Re: [Numpy-discussion] Counting array elements

25 Oct 2004

      On 25 Oct 2004, at 19:32, Russell E Owen wrote:
...
At 7:08 PM +0200 2004-10-25, Peter Verveer wrote:
...
On 25 Oct 2004, at 18:51, Gary Strangman wrote:
...
...
I'm not sure how feasible it is, but I'd much rather an efficient, 
non-copying, 1-D view of an noncontiguous array (from an enhanced 
version of flat or ravel or whatever) than a bunch of extra 
methods. The former allows all of the standard methods to just work 
efficiently using sum(ravel(A)) or sum(A.flat) [ and max and min, 
etc]. Making special whole array methods for everything just leads 
to method eplosion.
I completely agree with this ... an efficient flat/ravel would seem 
to solve many of the issues being raised. Forgive the potentially 
naive question here, but is there any reason such an efficient, 
enhanced view can't be implemented for the .flat method?
I believe it is not possible without copying data. The strides 
between elements of a noncontiguous array are not always the same, so 
you cannot efficiently view it as a 1D array.
How about providing an iterator that counts through all the elements 
of an array (e.g. arr.itervalues()). So long as C extensions could 
efficiently make use of such an iterator, I think it'd do the job.
It would still be slower, because you would need a function call at 
each element that returns a value. Not a problem if you do a lot of 
work at each element, but if you are just adding values you want a 
custom written C function. You can do it a the C level with macros or 
so, (I do that in nd_image) but that would not help at the python 
level.
...
One could also imagine:
- arr.iteritems(), which returned (index, value) for each item
- a mask argument: a boolean array the same shape as the data array; 
True means elide the corresponding value from the data array
- general support for indexing
Essentially you are suggesting to expose iterators at the python level 
that iterate over an array in some predefined way. That is possible, 
but I doubt it will be efficient.

At the C level however, it might be worth thinking about as a way of 
easing writing functions in C. I proposed to do it the other way around 
in an earlier mail: providing a set of generic functions that take a 
python or a C function to be applied at each element. I most likely 
will implement something in that direction, but I should give your idea 
also some thought.
...
More generally, I agree that sum should work the same as a function 
and a method, and that an extra axis argument could be a good thing 
(it is so common elsewhere, e.g. size).
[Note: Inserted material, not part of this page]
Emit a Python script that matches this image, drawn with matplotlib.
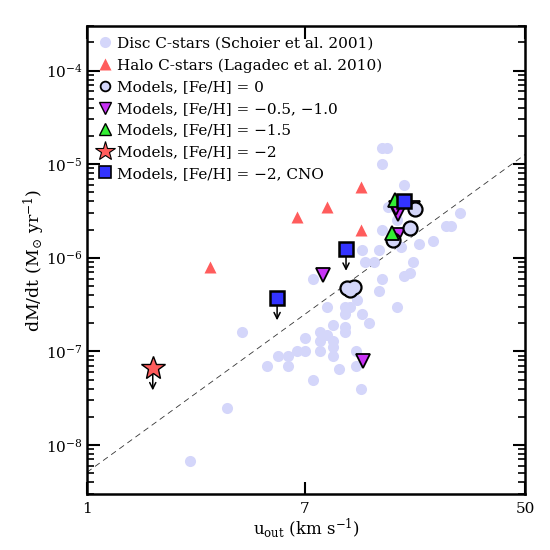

I'd be tempted to break 
backwards compatibility to fix this, since numarray is still new and 
the current situation is very confusing.
I would absolutely vote for such a change. Simply because we would like 
a range of such functions, e.g. minimum, maximum, and so on. Even if we 
have to leave sum() as it is, I think we should have the alternatives, 
we would just have to come up with an alternative name for sum(). In 
fact I would consider volunteering implementing these functions.

Peter